◆ STATED EXERCISE ◆
Pictures excluded, return the lines below from the first through the line holding "0.998, 1.0, 1.0];".

◆ GIVEN MATERIAL ◆
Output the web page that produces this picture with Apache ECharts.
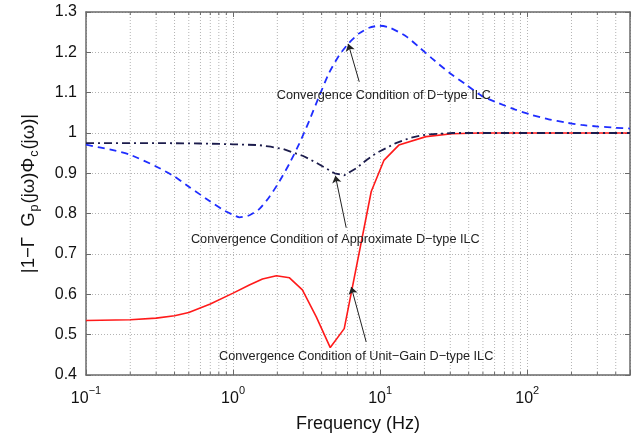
<!DOCTYPE html>
<html>
<head>
<meta charset="utf-8">
<script src="https://cdn.jsdelivr.net/npm/echarts@6/dist/echarts.min.js"></script>
<style>html,body{margin:0;padding:0;background:#fff}#c{width:641px;height:441px}</style>
</head>
<body>
<div id="c"></div>
<script>
// ---- data ----
var X_MIN = 0.1, X_MAX = 500, Y_MIN = 0.4, Y_MAX = 1.3, Y_STEP = 0.1;

var blueFreq = [0.1, 0.15, 0.2, 0.3, 0.4, 0.5, 0.7, 0.85, 1.0, 1.107, 1.294, 1.512, 1.768, 2.067, 2.416, 2.824, 3.301, 3.858, 4.51, 5.27, 6.16, 7.20, 8.42, 9.84, 11.5, 15, 18.5, 22.5, 29.4, 38.4, 49, 64, 83, 107, 140, 182, 234, 305, 400, 500];
var blueVals = [0.971, 0.958, 0.946, 0.917, 0.892, 0.867, 0.830, 0.810, 0.797, 0.791, 0.796, 0.812, 0.842, 0.880, 0.924, 0.974, 1.031, 1.092, 1.150, 1.193, 1.224, 1.247, 1.261, 1.266, 1.262, 1.240, 1.212, 1.185, 1.150, 1.120, 1.092, 1.074, 1.058, 1.045, 1.034, 1.026, 1.020, 1.016, 1.013, 1.011];

var ddFreq = [0.1, 0.3, 0.6, 1.0, 1.5, 1.8, 2.2, 2.5, 3.0, 3.7, 4.3, 4.9, 5.7, 6.9, 8.0, 9.4, 12.8, 16, 20.5, 31, 500];
var ddVals = [0.975, 0.975, 0.974, 0.972, 0.970, 0.966, 0.960, 0.953, 0.943, 0.926, 0.912, 0.900, 0.895, 0.913, 0.932, 0.950, 0.975, 0.988, 0.996, 1.0, 1.0];

var redFreq = [0.1, 0.2, 0.3, 0.4, 0.5, 0.7, 1.0, 1.29, 1.585, 1.97, 2.42, 2.96, 3.68, 4.58, 5.7, 8.7, 10.6, 13.4, 20.5, 30.8, 47, 500];
var redVals = [0.535, 0.537, 0.541, 0.547, 0.555, 0.576, 0.603, 0.623, 0.638, 0.646, 0.641, 0.611, 0.544, 0.468, 0.515, 0.855, 0.932, 0.970, 0.991, 0.998, 1.0, 1.0];

var minorFreqs = [0.2, 0.3, 0.4, 0.5, 0.6, 0.7, 0.8, 0.9, 2, 3, 4, 5, 6, 7, 8, 9, 20, 30, 40, 50, 60, 70, 80, 90, 200, 300, 400];

var annotationTexts = ['Convergence Condition of D\u2212type ILC', 'Convergence Condition of Approximate D\u2212type ILC', 'Convergence Condition of Unit\u2212Gain D\u2212type ILC'];
var annotationAt = [[10.6, 1.092], [4.96, 0.735], [6.87, 0.445]];
var arrowFrom = [[7.21, 1.127], [5.88, 0.765], [8.04, 0.482]];
var arrowTo = [[6.07, 1.221], [4.96, 0.894], [6.36, 0.618]];

var xTitle = 'Frequency (Hz)';

// ---- build ----
function zip(a, b) { return a.map(function (v, i) { return [v, b[i]]; }); }
var FONT = '"Liberation Sans", Arial, Helvetica, sans-serif';
var FRAME = '#6a6a6a';
var GRID = '#b4b4b4';

function decadeLabel(v) {
  var e = Math.round(Math.log(v) / Math.LN10);
  if (Math.abs(v - Math.pow(10, e)) > 1e-6 * v) return '';
  return '{b|10}{s|' + (e < 0 ? '\u2212' + (-e) : String(e)) + '}';
}

var chart = echarts.init(document.getElementById('c'), null, { renderer: 'canvas' });
var option = {
  animation: false,
  backgroundColor: '#fff',
  grid: { left: 86, right: 11, top: 12, bottom: 66, containLabel: false },
  xAxis: [{
    type: 'log', logBase: 10, min: X_MIN, max: X_MAX,
    name: xTitle, nameLocation: 'middle', nameGap: 40,
    nameTextStyle: { fontFamily: FONT, fontSize: 18, color: '#111' },
    axisLine: { show: true, lineStyle: { color: FRAME, width: 1.5 } },
    axisTick: { show: true, inside: true, length: 5, lineStyle: { color: FRAME } },
    axisLabel: {
      formatter: decadeLabel, margin: 10, color: '#111', fontFamily: FONT,
      rich: {
        b: { fontSize: 16, lineHeight: 22, verticalAlign: 'bottom', fontFamily: FONT, color: '#111' },
        s: { fontSize: 11, lineHeight: 12, verticalAlign: 'top', fontFamily: FONT, color: '#111' }
      }
    },
    splitLine: { show: true, lineStyle: { color: GRID, type: [1, 2], width: 1 } }
  }, {
    type: 'log', logBase: 10, min: X_MIN, max: X_MAX, position: 'top',
    axisLine: { show: true, lineStyle: { color: FRAME, width: 1.5 } },
    axisTick: { show: true, inside: true, length: 5, lineStyle: { color: FRAME } },
    axisLabel: { show: false }, splitLine: { show: false }
  }],
  yAxis: [{
    type: 'value', min: Y_MIN, max: Y_MAX, interval: Y_STEP,
    name: '{m||1\u2212\u0393  G}{u|p}{m|(j\u03c9)\u03a6}{u|c}{m|(j\u03c9)|}',
    nameLocation: 'middle', nameGap: 45, nameRotate: 90,
    nameTextStyle: {
      fontFamily: FONT, color: '#111',
      rich: {
        m: { fontSize: 18.5, lineHeight: 22, verticalAlign: 'top', fontFamily: FONT, color: '#111' },
        u: { fontSize: 12.5, lineHeight: 12, verticalAlign: 'bottom', fontFamily: FONT, color: '#111', padding: [0, 1, 0, 1] }
      }
    },
    axisLine: { show: true, lineStyle: { color: FRAME, width: 1.5 } },
    axisTick: { show: true, inside: true, length: 5, lineStyle: { color: FRAME } },
    axisLabel: { fontSize: 16, fontFamily: FONT, color: '#111', margin: 9 },
    splitLine: { show: true, lineStyle: { color: GRID, type: [1, 2], width: 1 } }
  }, {
    type: 'value', min: Y_MIN, max: Y_MAX, interval: Y_STEP, position: 'right',
    axisLine: { show: true, lineStyle: { color: FRAME, width: 1.5 } },
    axisTick: { show: true, inside: true, length: 5, lineStyle: { color: FRAME } },
    axisLabel: { show: false }, splitLine: { show: false }
  }],
  series: [{
    type: 'custom', silent: true, z: 1,
    data: minorFreqs.map(function (f) { return [f, Y_MIN]; }),
    encode: { x: 0, y: 1 },
    renderItem: function (params, api) {
      var f = api.value(0);
      var b = api.coord([f, Y_MIN]);
      var t = api.coord([f, Y_MAX]);
      return {
        type: 'group', children: [
          { type: 'line', shape: { x1: b[0], y1: b[1], x2: t[0], y2: t[1] }, style: { stroke: GRID, lineWidth: 1, lineDash: [1, 2] } },
          { type: 'line', shape: { x1: b[0], y1: b[1], x2: b[0], y2: b[1] - 3 }, style: { stroke: FRAME, lineWidth: 1 } },
          { type: 'line', shape: { x1: t[0], y1: t[1], x2: t[0], y2: t[1] + 3 }, style: { stroke: FRAME, lineWidth: 1 } }
        ]
      };
    }
  }, {
    name: 'Unit-Gain', type: 'line', data: zip(redFreq, redVals), showSymbol: false, z: 3,
    lineStyle: { color: '#ff1a1a', width: 1.6 },
    markLine: {
      silent: true, symbol: ['none', 'arrow'], symbolSize: 7,
      lineStyle: { color: '#222', width: 1, type: 'solid' },
      label: { show: false },
      data: arrowFrom.map(function (p, i) { return [{ coord: p }, { coord: arrowTo[i] }]; })
    },
    markPoint: {
      silent: true, symbol: 'circle', symbolSize: 1, itemStyle: { color: 'rgba(0,0,0,0)' },
      label: { show: true, position: 'inside', fontFamily: FONT, fontSize: 12.7, color: '#222' },
      data: annotationAt.map(function (p, i) { return { coord: p, value: 0, label: { formatter: annotationTexts[i] } }; })
    }
  }, {
    name: 'D-type', type: 'line', data: zip(blueFreq, blueVals), showSymbol: false, smooth: 0.2, z: 4,
    lineStyle: { color: '#1f2dff', width: 1.8, type: [7, 5] }
  }, {
    name: 'Approximate', type: 'line', data: zip(ddFreq, ddVals), showSymbol: false, z: 5,
    lineStyle: { color: '#1c1c4c', width: 1.8, type: [8, 4, 2, 4] }
  }]
};
chart.setOption(option);
</script>
</body>
</html>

◆ TASK SOLUTION ◆
Output the web page that produces this picture with Apache ECharts.
<!DOCTYPE html>
<html>
<head>
<meta charset="utf-8">
<script src="https://cdn.jsdelivr.net/npm/echarts@6/dist/echarts.min.js"></script>
<style>html,body{margin:0;padding:0;background:#fff}#c{width:641px;height:441px}</style>
</head>
<body>
<div id="c"></div>
<script>
// ---- data ----
var X_MIN = 0.1, X_MAX = 500, Y_MIN = 0.4, Y_MAX = 1.3, Y_STEP = 0.1;

var blueFreq = [0.1, 0.15, 0.2, 0.3, 0.4, 0.5, 0.7, 0.85, 1.0, 1.107, 1.294, 1.512, 1.768, 2.067, 2.416, 2.824, 3.301, 3.858, 4.51, 5.27, 6.16, 7.20, 8.42, 9.84, 11.5, 15, 18.5, 22.5, 29.4, 38.4, 49, 64, 83, 107, 140, 182, 234, 305, 400, 500];
var blueVals = [0.971, 0.958, 0.946, 0.917, 0.892, 0.867, 0.830, 0.810, 0.797, 0.791, 0.796, 0.812, 0.842, 0.880, 0.924, 0.974, 1.031, 1.092, 1.150, 1.193, 1.224, 1.247, 1.261, 1.266, 1.262, 1.240, 1.212, 1.185, 1.150, 1.120, 1.092, 1.074, 1.058, 1.045, 1.034, 1.026, 1.020, 1.016, 1.013, 1.011];

var ddFreq = [0.1, 0.3, 0.6, 1.0, 1.5, 1.8, 2.2, 2.5, 3.0, 3.7, 4.3, 4.9, 5.7, 6.9, 8.0, 9.4, 12.8, 16, 20.5, 31, 500];
var ddVals = [0.975, 0.975, 0.974, 0.972, 0.970, 0.966, 0.960, 0.953, 0.943, 0.926, 0.912, 0.900, 0.895, 0.913, 0.932, 0.950, 0.975, 0.988, 0.996, 1.0, 1.0];

var redFreq = [0.1, 0.2, 0.3, 0.4, 0.5, 0.7, 1.0, 1.29, 1.585, 1.97, 2.42, 2.96, 3.68, 4.58, 5.7, 8.7, 10.6, 13.4, 20.5, 30.8, 47, 500];
var redVals = [0.535, 0.537, 0.541, 0.547, 0.555, 0.576, 0.603, 0.623, 0.638, 0.646, 0.641, 0.611, 0.544, 0.468, 0.515, 0.855, 0.932, 0.970, 0.991, 0.998, 1.0, 1.0];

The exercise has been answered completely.